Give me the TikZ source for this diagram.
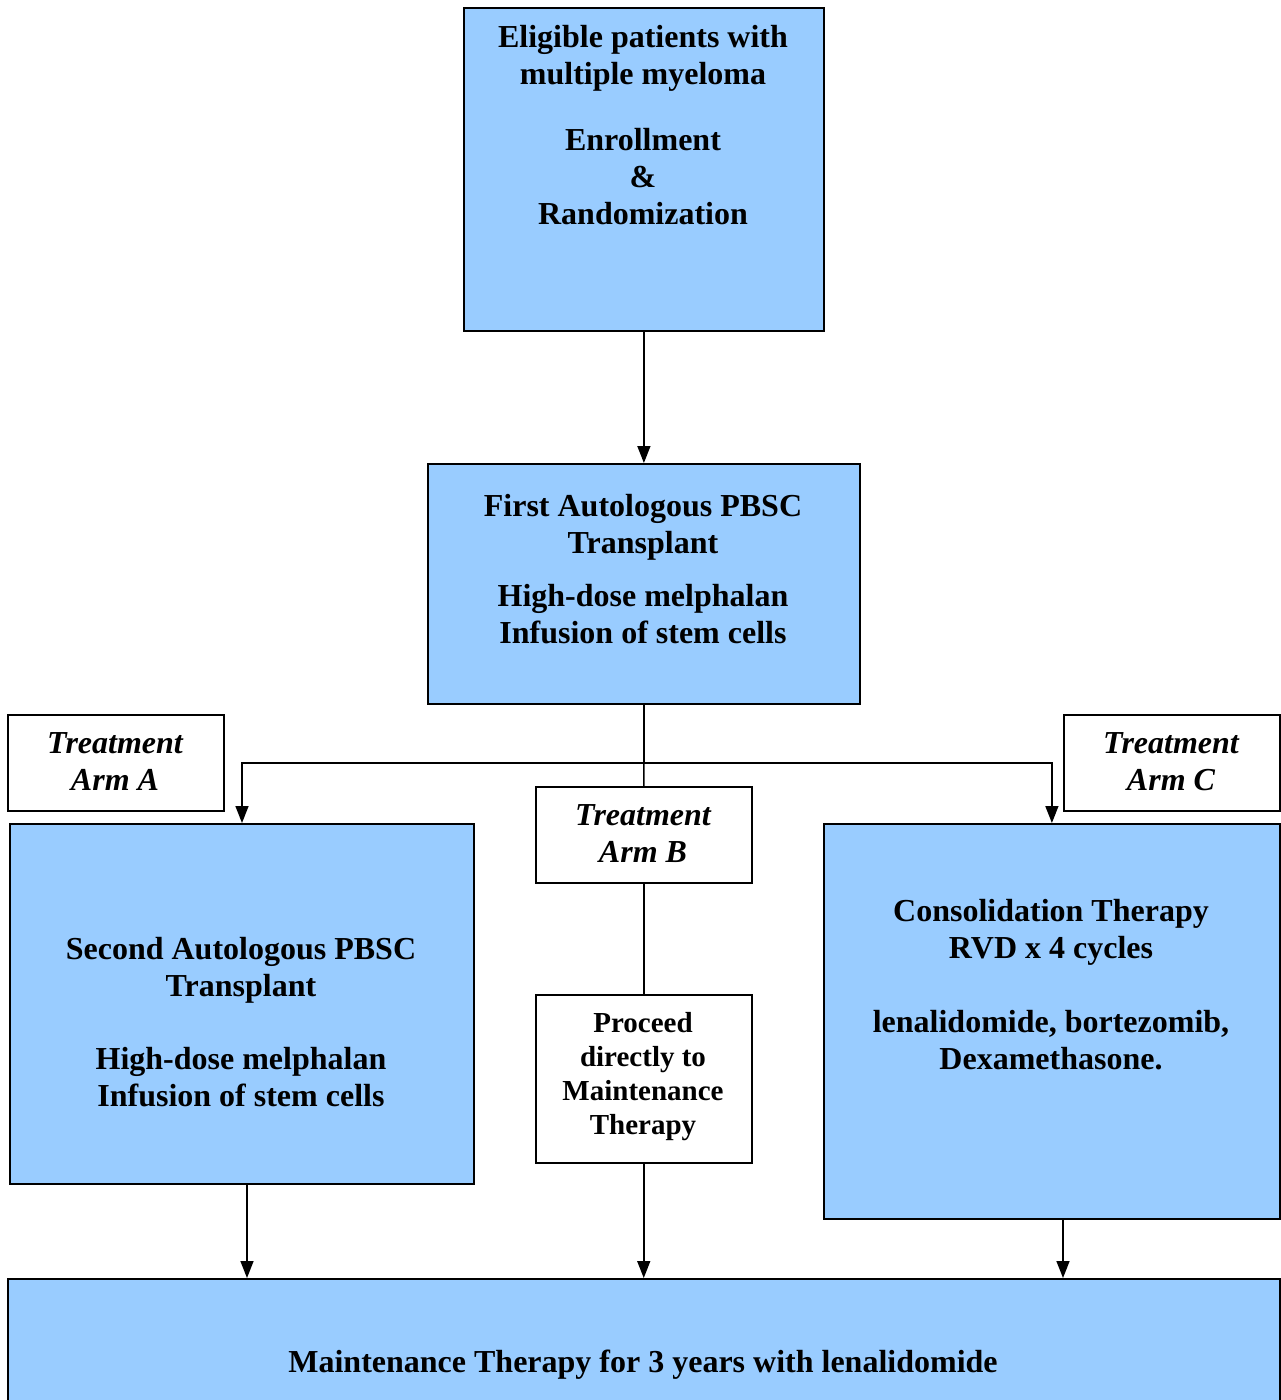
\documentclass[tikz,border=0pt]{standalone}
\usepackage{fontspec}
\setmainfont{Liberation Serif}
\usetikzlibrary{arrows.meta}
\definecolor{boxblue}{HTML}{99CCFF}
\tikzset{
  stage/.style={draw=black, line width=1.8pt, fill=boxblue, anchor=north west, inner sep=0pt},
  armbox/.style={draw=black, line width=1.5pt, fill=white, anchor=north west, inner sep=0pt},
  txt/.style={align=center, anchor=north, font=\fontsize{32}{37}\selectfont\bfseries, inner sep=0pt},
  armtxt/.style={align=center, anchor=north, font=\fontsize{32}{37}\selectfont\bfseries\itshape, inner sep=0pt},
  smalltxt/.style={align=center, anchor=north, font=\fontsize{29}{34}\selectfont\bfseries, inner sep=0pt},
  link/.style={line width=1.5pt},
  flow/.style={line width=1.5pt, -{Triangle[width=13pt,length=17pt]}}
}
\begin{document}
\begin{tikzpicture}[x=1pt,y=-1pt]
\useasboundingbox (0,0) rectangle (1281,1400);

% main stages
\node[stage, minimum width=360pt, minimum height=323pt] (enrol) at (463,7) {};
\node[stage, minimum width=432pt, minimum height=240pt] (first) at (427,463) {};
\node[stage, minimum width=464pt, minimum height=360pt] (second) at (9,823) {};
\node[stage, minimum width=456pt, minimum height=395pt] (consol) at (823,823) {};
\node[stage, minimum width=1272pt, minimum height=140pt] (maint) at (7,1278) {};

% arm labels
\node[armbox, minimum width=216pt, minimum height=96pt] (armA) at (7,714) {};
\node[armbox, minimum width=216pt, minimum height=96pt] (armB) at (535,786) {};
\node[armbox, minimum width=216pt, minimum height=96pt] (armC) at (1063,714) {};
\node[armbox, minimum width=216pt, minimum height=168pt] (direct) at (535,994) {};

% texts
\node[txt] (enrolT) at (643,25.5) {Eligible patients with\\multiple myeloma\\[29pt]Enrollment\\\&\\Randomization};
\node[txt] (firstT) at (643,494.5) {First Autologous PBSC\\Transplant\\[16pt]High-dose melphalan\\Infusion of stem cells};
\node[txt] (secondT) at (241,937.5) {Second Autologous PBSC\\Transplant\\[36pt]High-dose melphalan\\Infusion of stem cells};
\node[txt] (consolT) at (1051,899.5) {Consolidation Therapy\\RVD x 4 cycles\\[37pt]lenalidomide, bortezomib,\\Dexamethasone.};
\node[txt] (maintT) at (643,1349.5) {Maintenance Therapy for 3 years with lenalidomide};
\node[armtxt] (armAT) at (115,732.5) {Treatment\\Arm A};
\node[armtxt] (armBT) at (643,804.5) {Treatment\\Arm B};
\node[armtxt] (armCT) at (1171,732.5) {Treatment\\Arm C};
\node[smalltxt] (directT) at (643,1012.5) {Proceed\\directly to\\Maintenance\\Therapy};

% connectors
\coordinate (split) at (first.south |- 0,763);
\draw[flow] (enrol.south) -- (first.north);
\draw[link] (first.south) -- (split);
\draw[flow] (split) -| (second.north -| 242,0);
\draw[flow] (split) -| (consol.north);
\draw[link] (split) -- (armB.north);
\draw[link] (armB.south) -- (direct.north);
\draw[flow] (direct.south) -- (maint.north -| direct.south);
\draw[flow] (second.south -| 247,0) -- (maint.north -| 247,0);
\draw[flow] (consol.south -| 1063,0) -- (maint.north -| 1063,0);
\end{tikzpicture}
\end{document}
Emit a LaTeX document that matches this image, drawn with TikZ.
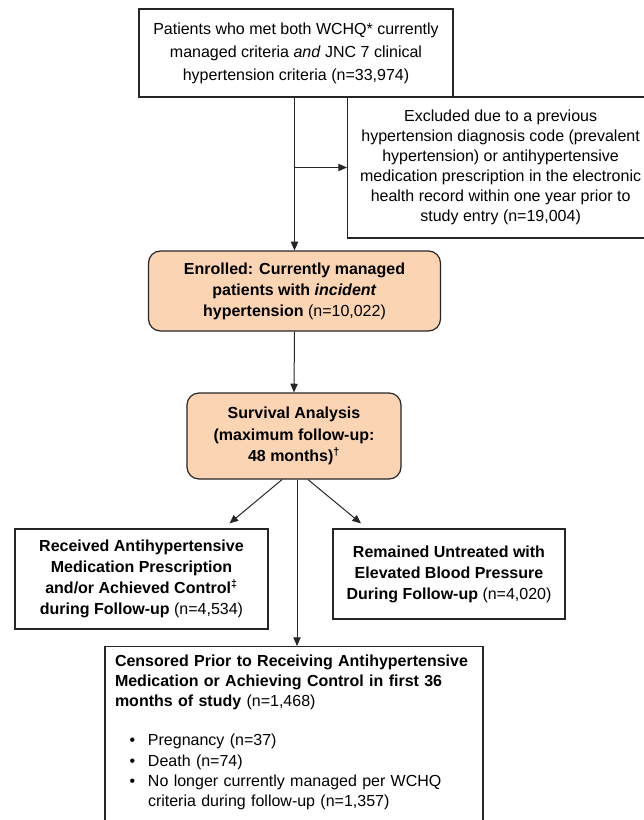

■ ■ ■

**Problem to work on**: Pictures don't belong in the copy. Restate all the entries exactly.

**Solution to this problem**:
Give me the TikZ source for this diagram.
\documentclass[tikz,border=0pt]{standalone}
\usepackage{fontspec}
\setmainfont{Liberation Serif}
\usetikzlibrary{arrows.meta}
\definecolor{boxblue}{HTML}{99CCFF}
\tikzset{
  stage/.style={draw=black, line width=1.8pt, fill=boxblue, anchor=north west, inner sep=0pt},
  armbox/.style={draw=black, line width=1.5pt, fill=white, anchor=north west, inner sep=0pt},
  txt/.style={align=center, anchor=north, font=\fontsize{32}{37}\selectfont\bfseries, inner sep=0pt},
  armtxt/.style={align=center, anchor=north, font=\fontsize{32}{37}\selectfont\bfseries\itshape, inner sep=0pt},
  smalltxt/.style={align=center, anchor=north, font=\fontsize{29}{34}\selectfont\bfseries, inner sep=0pt},
  link/.style={line width=1.5pt},
  flow/.style={line width=1.5pt, -{Triangle[width=13pt,length=17pt]}}
}
\begin{document}
\begin{tikzpicture}[x=1pt,y=-1pt]
\useasboundingbox (0,0) rectangle (1281,1400);

% main stages
\node[stage, minimum width=360pt, minimum height=323pt] (enrol) at (463,7) {};
\node[stage, minimum width=432pt, minimum height=240pt] (first) at (427,463) {};
\node[stage, minimum width=464pt, minimum height=360pt] (second) at (9,823) {};
\node[stage, minimum width=456pt, minimum height=395pt] (consol) at (823,823) {};
\node[stage, minimum width=1272pt, minimum height=140pt] (maint) at (7,1278) {};

% arm labels
\node[armbox, minimum width=216pt, minimum height=96pt] (armA) at (7,714) {};
\node[armbox, minimum width=216pt, minimum height=96pt] (armB) at (535,786) {};
\node[armbox, minimum width=216pt, minimum height=96pt] (armC) at (1063,714) {};
\node[armbox, minimum width=216pt, minimum height=168pt] (direct) at (535,994) {};

% texts
\node[txt] (enrolT) at (643,25.5) {Eligible patients with\\multiple myeloma\\[29pt]Enrollment\\\&\\Randomization};
\node[txt] (firstT) at (643,494.5) {First Autologous PBSC\\Transplant\\[16pt]High-dose melphalan\\Infusion of stem cells};
\node[txt] (secondT) at (241,937.5) {Second Autologous PBSC\\Transplant\\[36pt]High-dose melphalan\\Infusion of stem cells};
\node[txt] (consolT) at (1051,899.5) {Consolidation Therapy\\RVD x 4 cycles\\[37pt]lenalidomide, bortezomib,\\Dexamethasone.};
\node[txt] (maintT) at (643,1349.5) {Maintenance Therapy for 3 years with lenalidomide};
\node[armtxt] (armAT) at (115,732.5) {Treatment\\Arm A};
\node[armtxt] (armBT) at (643,804.5) {Treatment\\Arm B};
\node[armtxt] (armCT) at (1171,732.5) {Treatment\\Arm C};
\node[smalltxt] (directT) at (643,1012.5) {Proceed\\directly to\\Maintenance\\Therapy};

% connectors
\coordinate (split) at (first.south |- 0,763);
\draw[flow] (enrol.south) -- (first.north);
\draw[link] (first.south) -- (split);
\draw[flow] (split) -| (second.north -| 242,0);
\draw[flow] (split) -| (consol.north);
\draw[link] (split) -- (armB.north);
\draw[link] (armB.south) -- (direct.north);
\draw[flow] (direct.south) -- (maint.north -| direct.south);
\draw[flow] (second.south -| 247,0) -- (maint.north -| 247,0);
\draw[flow] (consol.south -| 1063,0) -- (maint.north -| 1063,0);
\end{tikzpicture}
\end{document}
Emit a LaTeX document that matches this image, drawn with TikZ.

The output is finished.